Com isso, termino rogando a Deus as bênçãos de Deus sobre o senhor e sobre os vossos estudos, para que em sinceridade de propósito e na busca pela verdade, possa caminhar nas vias da verdade, justiça, da liberdade e da fraternidade, sempre lembrando da máxima de Aristóteles: “A filosofia é chamada de conhecimento da verdade” (Met. 993b20).

26. Termina aqui esta breve carta. Bendito seja Deus por todas as coisas. Amém.



[1] A.-D. Sertillanges, Santo Tomás de Aquino Vol. I [Sertanópolis, PR: Calvariae Editorial, 2021], pág. 9.

[2] A.-D. Sertillanges, Santo Tomás de Aquino Vol. II [Sertanópolis, PR: Calvariae Editorial, 2021], pág. 301.

[3] Vd. nota 2.

[4] Esta obra contém 463 capítulos.

[5] Esta obra contém 2669 artigos (ou capítulos), com a solução de mais de 10.000 argumentos. Só na Summa Theologiae, já se dá para ter noção da grandeza do aquinate como teólogo.

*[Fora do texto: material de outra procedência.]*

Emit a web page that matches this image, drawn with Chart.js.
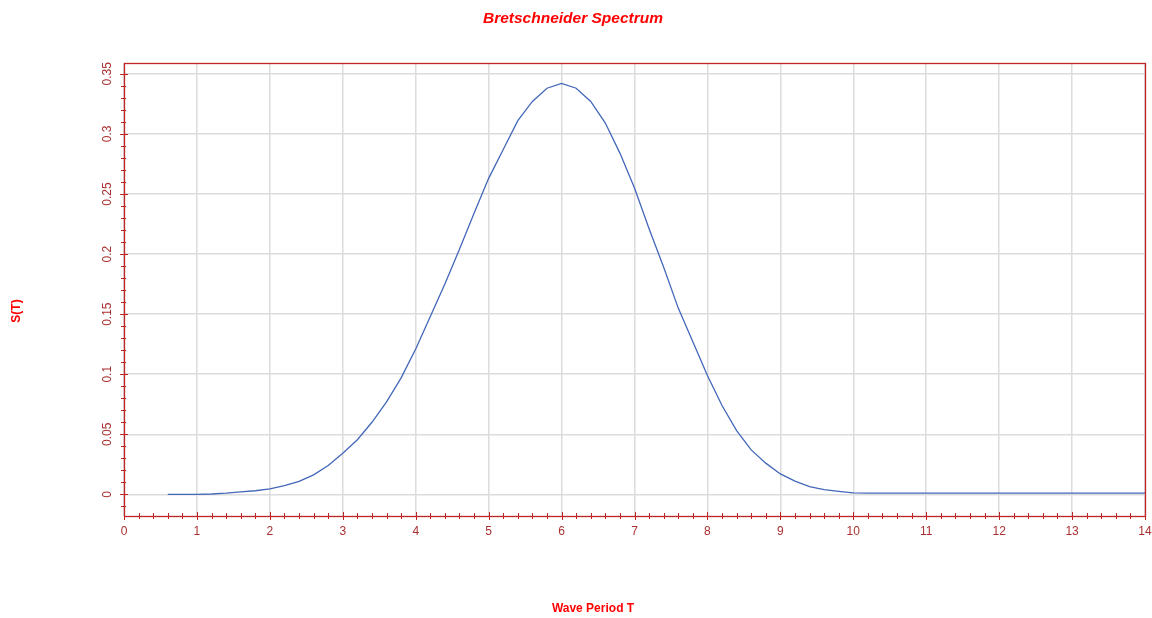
<!DOCTYPE html>
<html>
<head>
<meta charset="utf-8">
<title>Bretschneider Spectrum</title>
<script src="https://cdn.jsdelivr.net/npm/chart.js@4.4.1/dist/chart.umd.min.js"></script>
<style>
    body { margin: 0; background: #ffffff; }
    canvas { display: block; }
</style>
</head>
<body>
<canvas id="spectrum" width="1152" height="618"></canvas>
<script>
// Wave period T (s)
const periods = [
    0.6, 0.8, 1.0, 1.2, 1.4, 1.6, 1.8, 2.0, 2.2, 2.4, 2.6, 2.8,
    3.0, 3.2, 3.4, 3.6, 3.8, 4.0, 4.2, 4.4, 4.6, 4.8,
    5.0, 5.2, 5.4, 5.6, 5.8, 6.0, 6.2, 6.4, 6.6, 6.8,
    7.0, 7.2, 7.4, 7.6, 7.8, 8.0, 8.2, 8.4, 8.6, 8.8,
    9.0, 9.2, 9.4, 9.6, 9.8, 10.0, 10.2, 10.4, 10.6, 10.8,
    11.0, 11.2, 11.4, 11.6, 11.8, 12.0, 12.2, 12.4, 12.6, 12.8,
    13.0, 13.2, 13.4, 13.6, 13.8, 14.0
];

// S(T)
const spectrum = [
    0, 0, 0, 0.0003, 0.001, 0.002, 0.003, 0.0045, 0.0072, 0.0108, 0.0162, 0.024,
    0.0342, 0.0455, 0.06, 0.077, 0.097, 0.121, 0.148, 0.175, 0.204, 0.234,
    0.263, 0.287, 0.311, 0.327, 0.338, 0.342, 0.338, 0.327, 0.309, 0.284,
    0.255, 0.221, 0.189, 0.155, 0.127, 0.099, 0.074, 0.053, 0.037, 0.026,
    0.017, 0.011, 0.0065, 0.004, 0.0025, 0.0012, 0.001, 0.001, 0.001, 0.001,
    0.001, 0.001, 0.001, 0.001, 0.001, 0.001, 0.001, 0.001, 0.001, 0.001,
    0.001, 0.001, 0.001, 0.001, 0.001, 0.001
];

const xTicks = [0, 1, 2, 3, 4, 5, 6, 7, 8, 9, 10, 11, 12, 13, 14];
const yTicks = [0, 0.05, 0.1, 0.15, 0.2, 0.25, 0.3, 0.35];
const yTickLabels = ['0', '0.05', '0.1', '0.15', '0.2', '0.25', '0.3', '0.35'];

const axisColor = '#c02424';
const labelColor = '#a93030';
const font = '"Liberation Sans", Arial, sans-serif';

// frame, tick marks, tick labels and titles
const axesPlugin = {
    id: 'axesDecor',
    afterDraw(chart) {
        const ctx = chart.ctx;
        const area = chart.chartArea;
        const xs = chart.scales.x;
        const ys = chart.scales.y;
        ctx.save();

        ctx.strokeStyle = axisColor;
        ctx.lineWidth = 1.3;
        ctx.strokeRect(area.left + 0.5, area.top + 0.5, area.right - area.left, area.bottom - area.top);

        // x ticks, minor every 0.2
        ctx.lineWidth = 1;
        ctx.beginPath();
        for (let i = 0; i <= 70; i++) {
            const px = Math.round(xs.getPixelForValue(i * 0.2)) + 0.5;
            const major = i % 5 === 0;
            ctx.moveTo(px, area.bottom - (major ? 4 : 3));
            ctx.lineTo(px, area.bottom + (major ? 4 : 3));
        }
        // y ticks, minor every 0.01
        for (let i = -1; i <= 35; i++) {
            const py = Math.round(ys.getPixelForValue(i * 0.01)) + 0.5;
            const major = i >= 0 && i % 5 === 0;
            ctx.moveTo(area.left - (major ? 4 : 3), py);
            ctx.lineTo(area.left + (major ? 4 : 2), py);
        }
        ctx.stroke();

        ctx.fillStyle = labelColor;
        ctx.font = '12px ' + font;
        ctx.textAlign = 'center';
        ctx.textBaseline = 'middle';
        xTicks.forEach(v => {
            ctx.fillText(String(v), xs.getPixelForValue(v), area.bottom + 16);
        });
        yTicks.forEach((v, i) => {
            ctx.save();
            ctx.translate(area.left - 16, ys.getPixelForValue(v));
            ctx.rotate(-Math.PI / 2);
            ctx.fillText(yTickLabels[i], 0, 0);
            ctx.restore();
        });

        // titles
        ctx.fillStyle = '#ff0000';
        ctx.font = 'italic bold 15.5px ' + font;
        ctx.fillText('Bretschneider Spectrum', 573, 19);
        ctx.font = 'bold 12px ' + font;
        ctx.fillText('Wave Period T', 593, 609);
        ctx.save();
        ctx.translate(17, 311);
        ctx.rotate(-Math.PI / 2);
        ctx.fillText('S(T)', 0, 0);
        ctx.restore();

        ctx.restore();
    }
};

new Chart(document.getElementById('spectrum'), {
    type: 'line',
    data: {
        datasets: [{
            data: periods.map((t, i) => ({ x: t, y: spectrum[i] })),
            borderColor: '#4367b9',
            borderWidth: 1.3,
            pointRadius: 0,
            tension: 0,
            fill: false
        }]
    },
    options: {
        responsive: false,
        devicePixelRatio: 1,
        animation: false,
        layout: {
            padding: { left: 124, top: 63, right: 7, bottom: 102 }
        },
        plugins: {
            legend: { display: false },
            title: { display: false },
            tooltip: { enabled: false }
        },
        scales: {
            x: {
                type: 'linear',
                min: 0,
                max: 14,
                afterBuildTicks: scale => { scale.ticks = xTicks.map(v => ({ value: v })); },
                afterFit: scale => { scale.height = 0; },
                ticks: { display: false },
                border: { display: false },
                grid: { color: '#dcdcdc', lineWidth: 1.5, drawTicks: false }
            },
            y: {
                min: -0.018,
                max: 0.359,
                afterBuildTicks: scale => { scale.ticks = yTicks.map(v => ({ value: v })); },
                afterFit: scale => { scale.width = 0; },
                ticks: { display: false },
                border: { display: false },
                grid: { color: '#dcdcdc', lineWidth: 1.5, drawTicks: false }
            }
        }
    },
    plugins: [axesPlugin]
});
</script>
</body>
</html>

[6] Tomás de Aquino, Suma contra os Gentios [2ª ed. Campinas, SP: Ecclesiae, 2017], livro I, cap. XII, n. 6, pág. 62.

[7] Ibidem, cap. XIII, n. 1, pág. 62.

[8] Tomás de Aquino, Compêndio de Teologia [2ª ed. Porto Alegre, RS: Concreta, 2017], livro I, cap. 3, pág. 75-77.

[9] cf. Tomás de Aquino, Summa Theologiae, Ia, q. 1, a. 8, co.